March highlights
Aubrey Beardsley
Tate Britain, London 4 March–25 May www.tate.org.uk
Beardsley’s erotic, often controversial illustrations for works such as Oscar Wilde’s Salomé (pictured) catapulted him to fame during his short but eventful life. With a large number of his drawings shown alongside published prints, this display focuses attention on his technical flair as a draughtsman.
Gerhard Richter: Painting After All Met Breuer, New York 4 March–5 July www.metmuseum.org
Taking its starting point from two recent series, which draw on photographs from Birkenau and the work of the composer John Cage, this show asks why the German painter has persisted in two contrasting genres – photorealism and abstraction – throughout his long career.

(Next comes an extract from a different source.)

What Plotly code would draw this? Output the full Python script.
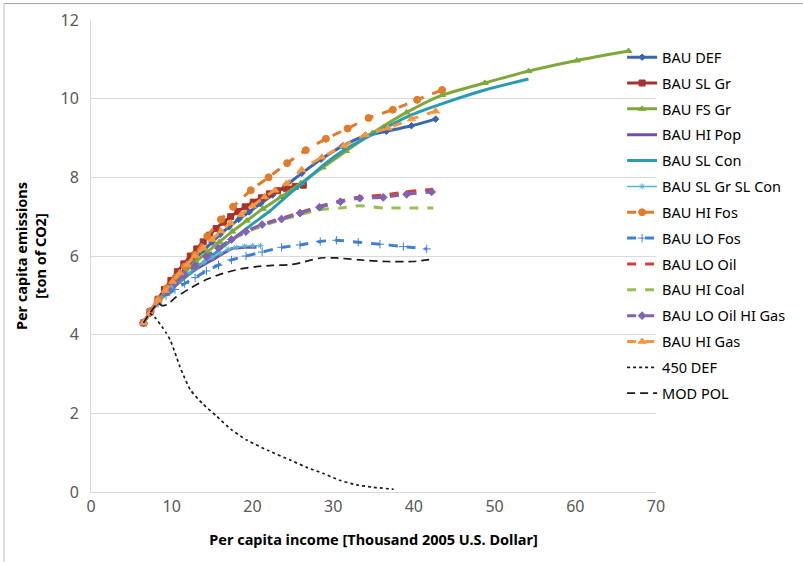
import plotly.graph_objects as go

# ---- data ----
def_x = [6.5,7.3,8.3,9.2,10.1,11.0,12.0,13.0,14.0,15.0,16.0,17.1,18.3,19.6,21.0,22.5,24.2,26.1,28.5,31.2,33.9,36.6,39.7,42.7]
def_y = [4.3,4.55,4.86,5.1,5.33,5.53,5.75,5.95,6.15,6.35,6.55,6.74,6.93,7.12,7.33,7.55,7.8,8.1,8.46,8.8,9.05,9.17,9.31,9.48]

slgr_x = [6.5,7.3,8.3,9.1,9.9,10.7,11.5,12.3,13.1,13.9,14.7,15.5,16.4,17.3,18.2,19.1,20.1,21.1,22.1,23.1,24.2,25.3,26.3]
slgr_y = [4.3,4.58,4.9,5.15,5.38,5.6,5.8,6.0,6.18,6.36,6.53,6.7,6.86,7.0,7.13,7.25,7.37,7.48,7.58,7.66,7.72,7.77,7.8]

fsgr_x = [6.5,7.3,8.3,9.4,10.5,11.7,13.0,14.4,15.9,17.5,19.3,21.3,23.5,26.0,28.7,31.6,34.9,39.1,43.5,48.8,54.2,60.2,66.6]
fsgr_y = [4.3,4.55,4.86,5.12,5.36,5.6,5.85,6.1,6.36,6.62,6.9,7.2,7.5,7.85,8.25,8.67,9.13,9.65,10.09,10.4,10.7,10.97,11.21]

hipop_x = [6.5,7.3,8.3,9.3,10.3,11.3,12.3,13.3,14.3,15.3,16.4,17.6,19.0,20.5]
hipop_y = [4.3,4.55,4.84,5.04,5.22,5.4,5.56,5.7,5.82,5.93,6.07,6.2,6.22,6.22]

slcon_x = [6.5,7.3,8.3,9.4,10.6,11.9,13.3,14.8,16.4,18.2,20.1,22.2,24.4,26.5,28.6,31.7,34.6,39.5,43.9,48.8,54.2]
slcon_y = [4.3,4.55,4.84,5.05,5.27,5.5,5.74,5.98,6.24,6.53,6.83,7.15,7.55,7.9,8.28,8.74,9.06,9.57,9.9,10.22,10.5]

slgrslcon_x = [6.5,7.3,8.3,9.2,10.1,11.0,12.0,13.0,14.0,15.0,16.0,17.0,18.0,19.0,20.0,21.0]
slgrslcon_y = [4.3,4.55,4.85,5.05,5.24,5.4,5.56,5.7,5.84,5.96,6.07,6.17,6.22,6.25,6.26,6.26]

hifos_x = [6.5,7.4,8.4,9.4,10.5,11.6,12.9,14.4,16.1,17.6,19.8,22.0,24.3,26.6,29.1,31.8,34.4,37.4,40.4,43.5]
hifos_y = [4.3,4.6,4.9,5.18,5.45,5.73,6.03,6.5,6.93,7.25,7.67,8.0,8.36,8.69,8.98,9.24,9.51,9.72,9.97,10.22]

lofos_x = [6.5,7.3,8.3,9.3,10.4,11.6,12.9,14.3,15.8,17.4,19.2,21.2,23.6,25.9,28.4,30.4,33.1,35.8,38.7,41.6]
lofos_y = [4.3,4.55,4.8,5.0,5.15,5.3,5.45,5.62,5.77,5.9,6.0,6.1,6.22,6.28,6.37,6.4,6.35,6.3,6.24,6.18]

looil_x = [6.5,7.3,8.3,9.3,10.4,11.6,12.9,14.3,15.8,17.4,19.2,21.2,23.6,25.9,28.3,30.9,33.3,36.2,39.1,42.4]
looil_y = [4.3,4.55,4.85,5.08,5.3,5.52,5.75,5.98,6.2,6.42,6.62,6.8,6.96,7.1,7.26,7.4,7.5,7.55,7.63,7.7]

hicoal_x = [6.5,7.3,8.3,9.3,10.4,11.6,12.9,14.3,15.8,17.4,19.2,21.2,23.6,25.9,28.3,30.9,33.3,36.2,39.1,42.4]
hicoal_y = [4.3,4.55,4.85,5.08,5.3,5.52,5.75,5.98,6.2,6.42,6.6,6.76,6.92,7.05,7.18,7.22,7.28,7.22,7.22,7.22]

looilhigas_x = [6.5,7.3,8.3,9.3,10.4,11.6,12.9,14.3,15.8,17.4,19.2,21.2,23.6,25.9,28.3,30.9,33.3,36.2,39.1,42.2]
looilhigas_y = [4.3,4.55,4.85,5.08,5.3,5.52,5.75,5.98,6.2,6.42,6.62,6.8,6.94,7.09,7.24,7.38,7.47,7.49,7.57,7.63]

higas_x = [6.5,7.3,8.3,9.2,10.1,11.0,11.9,12.9,13.9,15.0,16.1,17.3,18.6,20.0,21.5,22.8,24.2,26.1,28.6,31.3,34.0,36.8,39.7,42.7]
higas_y = [4.3,4.55,4.88,5.12,5.35,5.57,5.78,6.0,6.2,6.42,6.63,6.84,7.05,7.27,7.5,7.67,7.84,8.19,8.51,8.8,9.08,9.25,9.48,9.68]

def450_x = [7.3,8.0,8.8,9.3,9.8,10.4,11.0,11.6,12.3,13.8,15.6,17.3,19.3,22.0,24.7,26.8,28.8,30.8,32.9,35.0,37.5]
def450_y = [4.55,4.42,4.2,4.05,3.87,3.55,3.19,2.9,2.6,2.25,1.92,1.6,1.32,1.05,0.81,0.62,0.47,0.3,0.18,0.12,0.07]

modpol_x = [6.5,7.3,8.3,8.8,9.4,10.5,12.3,14.3,16.4,18.5,20.5,22.5,24.7,26.0,28.4,30.4,33.3,36.6,39.9,42.4]
modpol_y = [4.3,4.55,4.8,4.74,4.76,4.95,5.18,5.4,5.56,5.67,5.73,5.76,5.78,5.83,5.95,5.95,5.9,5.86,5.86,5.92]

x_ticks = [0, 10, 20, 30, 40, 50, 60, 70]
y_ticks = [0, 2, 4, 6, 8, 10, 12]

# ---- series styles ----
series = [
    ("BAU DEF", def_x, def_y, "#3A66AE", "solid", 3, "diamond", 5),
    ("BAU SL Gr", slgr_x, slgr_y, "#A8322E", "solid", 3, "square", 6),
    ("BAU FS Gr", fsgr_x, fsgr_y, "#7FA83A", "solid", 3, "triangle-up", 6),
    ("BAU HI Pop", hipop_x, hipop_y, "#7151A1", "solid", 3, None, 0),
    ("BAU SL Con", slcon_x, slcon_y, "#2B9AB3", "solid", 3, None, 0),
    ("BAU SL Gr SL Con", slgrslcon_x, slgrslcon_y, "#5AB4D6", "solid", 1.5, "asterisk-open", 5),
    ("BAU HI Fos", hifos_x, hifos_y, "#E07C2A", "dash", 3, "circle", 7),
    ("BAU LO Fos", lofos_x, lofos_y, "#3F80CF", "dash", 3, "cross-thin-open", 6),
    ("BAU LO Oil", looil_x, looil_y, "#D2403C", "dash", 3, None, 0),
    ("BAU HI Coal", hicoal_x, hicoal_y, "#94C24F", "dash", 3, None, 0),
    ("BAU LO Oil HI Gas", looilhigas_x, looilhigas_y, "#8061B2", "dash", 3, "diamond", 6),
    ("BAU HI Gas", higas_x, higas_y, "#F7963F", "dash", 3, "triangle-up", 7),
    ("450 DEF", def450_x, def450_y, "#1A1A1A", "dot", 1.7, None, 0),
    ("MOD POL", modpol_x, modpol_y, "#1A1A1A", "8px,5px", 1.7, None, 0),
]

fig = go.Figure()
for i, (name, xs, ys, color, dash, width, sym, size) in enumerate(series):
    kw = dict(mode="lines")
    if sym:
        kw = dict(mode="lines+markers",
                  marker=dict(symbol=sym, size=size, color=color,
                              line=dict(width=1, color=color)))
    fig.add_trace(go.Scatter(
        x=xs, y=ys, name=name, legendgroup=f"g{i}",
        line=dict(color=color, dash=dash, width=width, shape="spline", smoothing=0.6),
        **kw))

fig.update_layout(
    width=803, height=562,
    paper_bgcolor="white", plot_bgcolor="white",
    margin=dict(l=91, r=147, t=20, b=70),
    font=dict(family="Noto Sans, Open Sans, sans-serif", color="#262626"),
    showlegend=True,
    legend=dict(x=0.94, y=0.955, xanchor="left", yanchor="top",
                bgcolor="rgba(0,0,0,0)", font=dict(size=14.5, color="#000000"),
                tracegroupgap=4, itemwidth=30),
    xaxis=dict(range=[0, 70], tickvals=x_ticks, showgrid=False, zeroline=False,
               showline=True, linecolor="#D9D9D9", linewidth=1, automargin=False,
               ticks="", tickfont=dict(size=16, color="#595959"),
               title=dict(text="<b>Per capita income [Thousand 2005 U.S. Dollar]</b>",
                          font=dict(size=14.5, color="#000000"), standoff=18)),
    yaxis=dict(range=[0, 12], tickvals=y_ticks, showgrid=True, gridcolor="#D9D9D9",
               zeroline=False, showline=True, linecolor="#D9D9D9", linewidth=1,
               automargin=False,
               ticks="", tickfont=dict(size=16, color="#595959"), ticklabelstandoff=8,
               title=dict(text="<b>Per capita emissions<br>[ton of CO2]</b>",
                          font=dict(size=14.5, color="#000000"), standoff=10)),
    shapes=[
        dict(type="line", xref="paper", yref="paper", layer="above",
             x0=(4-91)/565, x1=(803-91)/565, y0=(492-3.5)/472, y1=(492-3.5)/472,
             line=dict(color="#A6A6A6", width=1.2)),
        dict(type="line", xref="paper", yref="paper", layer="above",
             x0=(4-91)/565, x1=(4-91)/565, y0=(492-3)/472, y1=(492-562)/472,
             line=dict(color="#BFBFBF", width=1)),
    ],
)

fig.write_html("out.html", config={"displayModeBar": False},
               post_script="document.body.style.margin='0px';")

The Land of Monsters: Léopold Chauveau (1870–1940)
Musée d’Orsay, Paris 10 March–29 June www.musee-orsay.fr
A doctor by trade, Chauveau taught himself to sculpt around 1905, crafting fantastical beasts from plaster, bronze or wood that drew on medieval European and Japanese ideas of the grotesque. He was also, as this display attests, a prolific illustrator of children’s books.
Raphael
Scuderie del Quirinale, Rome 5 March–2 June www.scuderiequirinale.it
Marking the 500th anniversary of the Florentine master’s death, this show of more than 200 works is the largest ever staged. Drawing together paintings from museums across the world, it focuses on the years Raphael spent in Rome, working on papal commissions and perfecting his elegant late style.
Malangatana: Mozambique Modern
Art Institute of Chicago 22 March–5 July www.artic.edu
Malangatana combined the influences of European modernism, Ronga folklore and Christian allegory in his paintings of Mozambique life.
This survey of his work from 1959–75 reveals how his style developed during the nation’s struggle for independence.
John Baldessari
Moderna Museet, Stockholm 21 March–16 August www.modernamuseet.se
This is the first Swedish survey of work by the American conceptual artist, who died earlier this year. It explores how Baldessari abandoned painting in the 1960s, instead making use of photographs and text cribbed from popular and academic sources to create provocative and irreverent works.
Mesopotamia: Civilization Begins Getty Villa, Los Angeles 18 March–27 July www.getty.edu
This show of sculptures, cuneiform tablets, astronomical records and other artefacts charts the birth of civilisation between the Euphrates and Tigris in modern-day Iraq. It extends from the earliest Sumerian cities in around 3200 BC to the time of Alexander the Great.
Titian: Love, Desire, Death National Gallery, London 16 March–14 June www.nationalgallery.org.uk
Commissioned by Philip II of Spain, Titian’s series of largescale scenes from Ovid, which the painter called his poesie, are considered to be among the finest mythological paintings in Western art for their high drama and virtuosic handling. This show reunites all six for the first time in four centuries.